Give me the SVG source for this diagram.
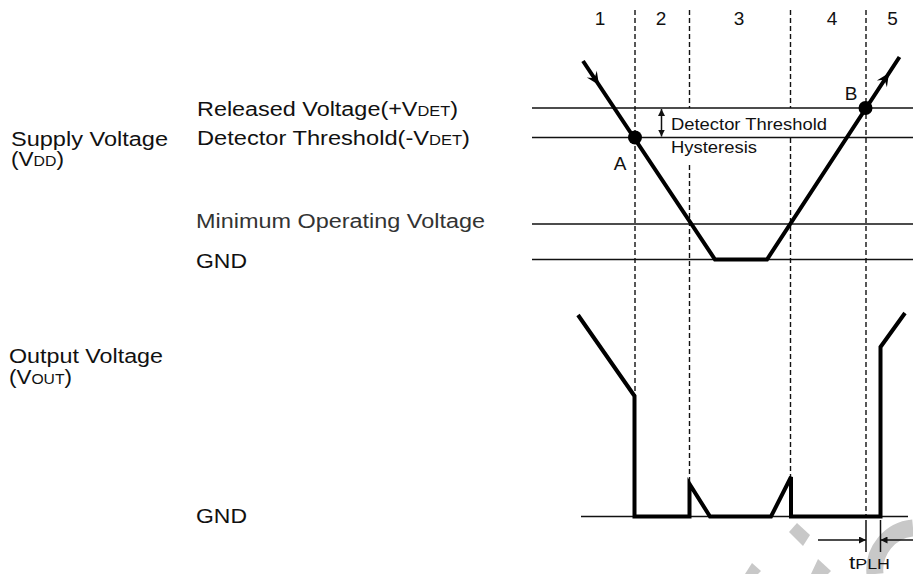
<svg xmlns="http://www.w3.org/2000/svg" width="913" height="574" viewBox="0 0 913 574">
<style>
text{font-family:"Liberation Sans",Arial,sans-serif;fill:#111}
.lbl{font-size:20px}
.sm{font-size:16px}
.num{font-size:19px;text-anchor:middle}
.thin{stroke:#111;stroke-width:1.5;fill:none}
.thick{stroke:#000;stroke-width:4;fill:none;stroke-linejoin:miter;stroke-linecap:butt}
.dash{stroke:#111;stroke-width:1.4;stroke-dasharray:5 3;fill:none}
.wm{fill:#c8c8c8}
</style>
<defs>
<marker id="ah" viewBox="0 0 10 10" refX="10" refY="5" markerWidth="7" markerHeight="7" markerUnits="userSpaceOnUse" orient="auto-start-reverse">
<path d="M0,0 L10,5 L0,10 Z" fill="#111"/>
</marker>
<path id="barb" d="M0,0 L-13,-6 L-8,0 L-13,6 Z" fill="#000"/>
</defs>

<g id="watermark">
<polygon class="wm" points="797,523 810,535 803,546 789,532"/>
<polygon class="wm" points="818,559 831,571 828,574 811,574"/>
<polygon class="wm" points="752,563 761,571 758,574 745,574"/>
<path d="M875,574 A42,42 0 0 1 913,528" stroke="#c8c8c8" stroke-width="17" fill="none"/>
</g>

<g id="levels">
<line class="thin" x1="532" y1="108" x2="913" y2="108"/>
<line class="thin" x1="532" y1="137.5" x2="913" y2="137.5"/>
<line class="thin" x1="532" y1="224" x2="913" y2="224"/>
<line class="thin" x1="532" y1="259.5" x2="913" y2="259.5"/>
<line class="thin" x1="581" y1="516.5" x2="908" y2="516.5"/>
</g>

<g id="phase-dividers">
<line class="dash" x1="635" y1="10" x2="635" y2="396"/>
<line class="dash" x1="689.5" y1="10" x2="689.5" y2="108"/>
<line class="dash" x1="689.5" y1="165" x2="689.5" y2="484"/>
<line class="dash" x1="790.5" y1="10" x2="790.5" y2="108"/>
<line class="dash" x1="790.5" y1="138" x2="790.5" y2="477"/>
<line class="dash" x1="866" y1="10" x2="866" y2="517"/>
</g>

<g id="phase-numbers">
<text class="num" x="600" y="25">1</text>
<text class="num" x="661" y="25">2</text>
<text class="num" x="739" y="25">3</text>
<text class="num" x="832" y="25">4</text>
<text class="num" x="892.5" y="25">5</text>
</g>

<g id="labels">
<text class="lbl" x="11" y="146" textLength="157" lengthAdjust="spacingAndGlyphs">Supply Voltage</text>
<text class="lbl" x="11" y="166" textLength="53" lengthAdjust="spacingAndGlyphs">(V<tspan font-size="14">DD</tspan>)</text>
<text class="lbl" x="197" y="116" textLength="261" lengthAdjust="spacingAndGlyphs">Released Voltage(+V<tspan font-size="14">DET</tspan>)</text>
<text class="lbl" x="197" y="145" textLength="273" lengthAdjust="spacingAndGlyphs">Detector Threshold(-V<tspan font-size="14">DET</tspan>)</text>
<text class="lbl" x="196" y="228" textLength="289" lengthAdjust="spacingAndGlyphs" style="fill:#333">Minimum Operating Voltage</text>
<text class="lbl" x="196" y="268" textLength="51" lengthAdjust="spacingAndGlyphs">GND</text>
<text class="lbl" x="9" y="363" textLength="154" lengthAdjust="spacingAndGlyphs">Output Voltage</text>
<text class="lbl" x="9" y="384" textLength="63" lengthAdjust="spacingAndGlyphs">(V<tspan font-size="14">OUT</tspan>)</text>
<text class="lbl" x="196" y="523" textLength="51" lengthAdjust="spacingAndGlyphs">GND</text>
</g>

<g id="hysteresis">
<line class="thin" x1="661.5" y1="109" x2="661.5" y2="136.5" marker-start="url(#ah)" marker-end="url(#ah)" stroke-width="1.3"/>
<text class="sm" x="671" y="130" textLength="156" lengthAdjust="spacingAndGlyphs">Detector Threshold</text>
<text class="sm" x="671" y="152.5" textLength="86" lengthAdjust="spacingAndGlyphs">Hysteresis</text>
</g>

<g id="supply-waveform">
<polyline class="thick" points="583,61 715,259.5 767,259.5 899.5,57"/>
<use href="#barb" transform="translate(599,85) rotate(56.3)"/>
<use href="#barb" transform="translate(889,73) rotate(-56.8)"/>
</g>

<g id="point-A">
<circle cx="635" cy="137.5" r="7" fill="#000"/>
<text class="num" x="620" y="169.5">A</text>
</g>
<g id="point-B">
<circle cx="865.5" cy="108" r="7" fill="#000"/>
<text class="num" x="851" y="99.5">B</text>
</g>

<g id="output-waveform">
<polyline class="thick" points="578,315 634.5,396 634.5,516.5 689.5,516.5 689.5,484 710,516.5 771,516.5 791,477 791,516.5 880.5,516.5 880.5,347 905,313"/>
</g>

<g id="tplh">
<line class="thin" x1="866" y1="520" x2="866" y2="552" stroke-width="1.3"/>
<line class="thin" x1="880.5" y1="520" x2="880.5" y2="552" stroke-width="1.3"/>
<line class="thin" x1="818" y1="540" x2="866" y2="540" marker-end="url(#ah)" stroke-width="1.3"/>
<line class="thin" x1="913" y1="540" x2="880.5" y2="540" marker-end="url(#ah)" stroke-width="1.3"/>
<text x="849" y="569" font-size="19" textLength="41" lengthAdjust="spacingAndGlyphs">t<tspan font-size="15">PLH</tspan></text>
</g>
</svg>
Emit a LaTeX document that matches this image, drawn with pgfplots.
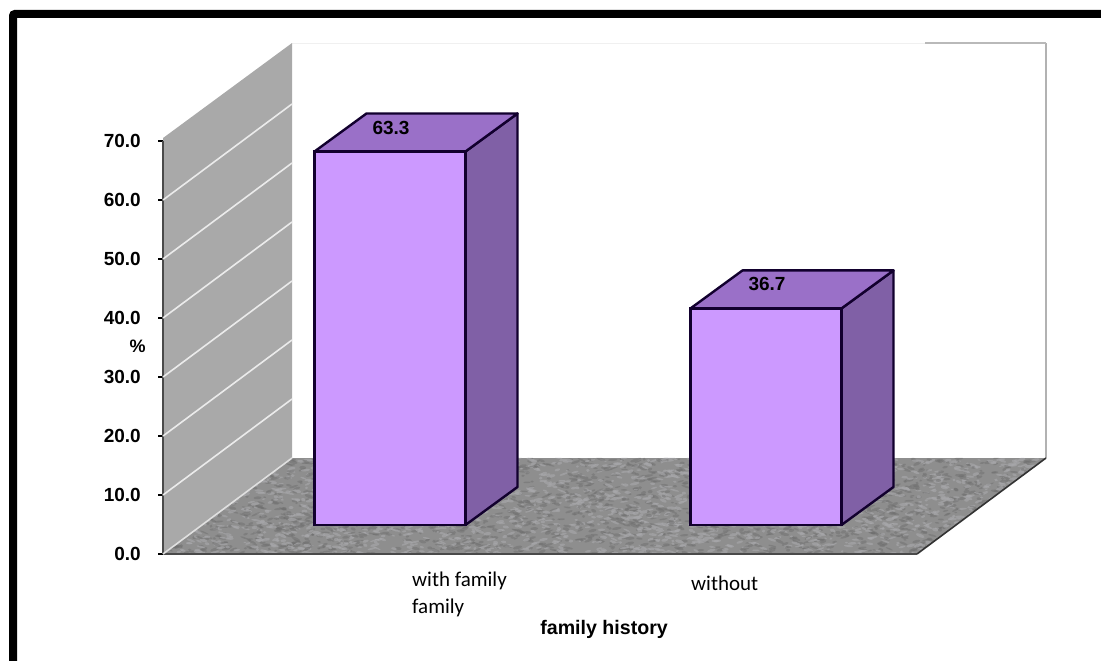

-=-=-=-=-

• Given exercise:
Go through the listing above and quote it exactly, apart from its images.

• Answer for the task:
Give me the SVG source for this diagram.
<svg xmlns="http://www.w3.org/2000/svg" width="913" height="574" viewBox="0 0 913 574">
<style>
text{font-family:"Liberation Sans",Arial,sans-serif;fill:#111}
.lbl{font-size:20px}
.sm{font-size:16px}
.num{font-size:19px;text-anchor:middle}
.thin{stroke:#111;stroke-width:1.5;fill:none}
.thick{stroke:#000;stroke-width:4;fill:none;stroke-linejoin:miter;stroke-linecap:butt}
.dash{stroke:#111;stroke-width:1.4;stroke-dasharray:5 3;fill:none}
.wm{fill:#c8c8c8}
</style>
<defs>
<marker id="ah" viewBox="0 0 10 10" refX="10" refY="5" markerWidth="7" markerHeight="7" markerUnits="userSpaceOnUse" orient="auto-start-reverse">
<path d="M0,0 L10,5 L0,10 Z" fill="#111"/>
</marker>
<path id="barb" d="M0,0 L-13,-6 L-8,0 L-13,6 Z" fill="#000"/>
</defs>

<g id="watermark">
<polygon class="wm" points="797,523 810,535 803,546 789,532"/>
<polygon class="wm" points="818,559 831,571 828,574 811,574"/>
<polygon class="wm" points="752,563 761,571 758,574 745,574"/>
<path d="M875,574 A42,42 0 0 1 913,528" stroke="#c8c8c8" stroke-width="17" fill="none"/>
</g>

<g id="levels">
<line class="thin" x1="532" y1="108" x2="913" y2="108"/>
<line class="thin" x1="532" y1="137.5" x2="913" y2="137.5"/>
<line class="thin" x1="532" y1="224" x2="913" y2="224"/>
<line class="thin" x1="532" y1="259.5" x2="913" y2="259.5"/>
<line class="thin" x1="581" y1="516.5" x2="908" y2="516.5"/>
</g>

<g id="phase-dividers">
<line class="dash" x1="635" y1="10" x2="635" y2="396"/>
<line class="dash" x1="689.5" y1="10" x2="689.5" y2="108"/>
<line class="dash" x1="689.5" y1="165" x2="689.5" y2="484"/>
<line class="dash" x1="790.5" y1="10" x2="790.5" y2="108"/>
<line class="dash" x1="790.5" y1="138" x2="790.5" y2="477"/>
<line class="dash" x1="866" y1="10" x2="866" y2="517"/>
</g>

<g id="phase-numbers">
<text class="num" x="600" y="25">1</text>
<text class="num" x="661" y="25">2</text>
<text class="num" x="739" y="25">3</text>
<text class="num" x="832" y="25">4</text>
<text class="num" x="892.5" y="25">5</text>
</g>

<g id="labels">
<text class="lbl" x="11" y="146" textLength="157" lengthAdjust="spacingAndGlyphs">Supply Voltage</text>
<text class="lbl" x="11" y="166" textLength="53" lengthAdjust="spacingAndGlyphs">(V<tspan font-size="14">DD</tspan>)</text>
<text class="lbl" x="197" y="116" textLength="261" lengthAdjust="spacingAndGlyphs">Released Voltage(+V<tspan font-size="14">DET</tspan>)</text>
<text class="lbl" x="197" y="145" textLength="273" lengthAdjust="spacingAndGlyphs">Detector Threshold(-V<tspan font-size="14">DET</tspan>)</text>
<text class="lbl" x="196" y="228" textLength="289" lengthAdjust="spacingAndGlyphs" style="fill:#333">Minimum Operating Voltage</text>
<text class="lbl" x="196" y="268" textLength="51" lengthAdjust="spacingAndGlyphs">GND</text>
<text class="lbl" x="9" y="363" textLength="154" lengthAdjust="spacingAndGlyphs">Output Voltage</text>
<text class="lbl" x="9" y="384" textLength="63" lengthAdjust="spacingAndGlyphs">(V<tspan font-size="14">OUT</tspan>)</text>
<text class="lbl" x="196" y="523" textLength="51" lengthAdjust="spacingAndGlyphs">GND</text>
</g>

<g id="hysteresis">
<line class="thin" x1="661.5" y1="109" x2="661.5" y2="136.5" marker-start="url(#ah)" marker-end="url(#ah)" stroke-width="1.3"/>
<text class="sm" x="671" y="130" textLength="156" lengthAdjust="spacingAndGlyphs">Detector Threshold</text>
<text class="sm" x="671" y="152.5" textLength="86" lengthAdjust="spacingAndGlyphs">Hysteresis</text>
</g>

<g id="supply-waveform">
<polyline class="thick" points="583,61 715,259.5 767,259.5 899.5,57"/>
<use href="#barb" transform="translate(599,85) rotate(56.3)"/>
<use href="#barb" transform="translate(889,73) rotate(-56.8)"/>
</g>

<g id="point-A">
<circle cx="635" cy="137.5" r="7" fill="#000"/>
<text class="num" x="620" y="169.5">A</text>
</g>
<g id="point-B">
<circle cx="865.5" cy="108" r="7" fill="#000"/>
<text class="num" x="851" y="99.5">B</text>
</g>

<g id="output-waveform">
<polyline class="thick" points="578,315 634.5,396 634.5,516.5 689.5,516.5 689.5,484 710,516.5 771,516.5 791,477 791,516.5 880.5,516.5 880.5,347 905,313"/>
</g>

<g id="tplh">
<line class="thin" x1="866" y1="520" x2="866" y2="552" stroke-width="1.3"/>
<line class="thin" x1="880.5" y1="520" x2="880.5" y2="552" stroke-width="1.3"/>
<line class="thin" x1="818" y1="540" x2="866" y2="540" marker-end="url(#ah)" stroke-width="1.3"/>
<line class="thin" x1="913" y1="540" x2="880.5" y2="540" marker-end="url(#ah)" stroke-width="1.3"/>
<text x="849" y="569" font-size="19" textLength="41" lengthAdjust="spacingAndGlyphs">t<tspan font-size="15">PLH</tspan></text>
</g>
</svg>
Emit a LaTeX document that matches this image, drawn with pgfplots.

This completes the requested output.